I often ask marketing leaders how they organize their resources for social, and the responses are rarely the same. I hear everything from: "We have one person in PR who does social part-time" to "We have hundreds of full time social marketing managers across the globe." Despite this disparity, I find that marketers often share the same level of frustration when they try to advance their social marketing initiatives. Whether they have one social marketing manager or hundreds of social marketing managers, marketers claim that their existing resources are stretched.

Quantity does not equate to quality

Marketers tell us that a lack of dedicated employees is a big pain point. And if you dig a bit deeper, you will find that this is a daunting obstacle that prevents many organizations from scaling and optimizing their social marketing efforts. Marketers often feel that the only way to scale and optimize is to hire more social marketing managers. Yes, more dedicated headcount helps, but it is not the panacea. In order to be truly organized for social marketing success, you need a new perspective.

You must have agile teams 

Your organization must be collaborative, responsive, and adaptive. This is the formula you will need to scale and optimize for social. Most organizations will never be able to hire enough staff to meet the growing and real-time demands of social reach, depth, and relationship. But savvy brands have determined that a flexible organizational model can help them significantly advance their social initiatives.
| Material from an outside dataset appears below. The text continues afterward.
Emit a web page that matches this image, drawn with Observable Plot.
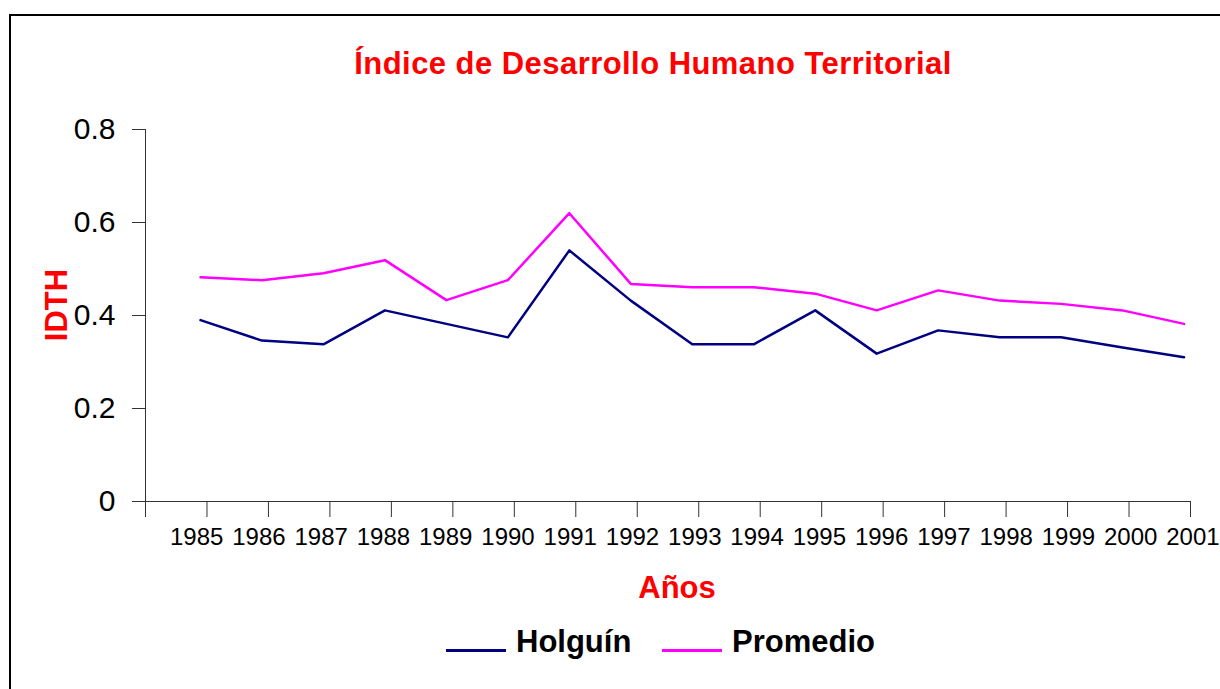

The hub-and-spoke model provides flexibility

We identified three proven organizational models that will lead to social marketing success by delivering on these agile organization imperatives. All of these models are based on the "hub and spoke" model that many marketers still know and love today. But the structure of your hub-and-spoke model will depend on where you are in the social maturity stage. New to social? Then you will focus on building out your social marketing "hub." Coordinating social marketing efforts across functions? Then you will have a centralized team that interacts with various groups, i.e., the "spokes," across your organization. Scaling and optimizing for social? Then you will have a distributed hub-and-spoke, where social roles and responsibilities are shared both horizontally and vertically within your organization.

                            

How are you currently organized for social marketing? I would love to hear your thoughts! In the meantime, you can learn more about how to organize for social in my full report, Staff Agile Teams For Social Marketing Success.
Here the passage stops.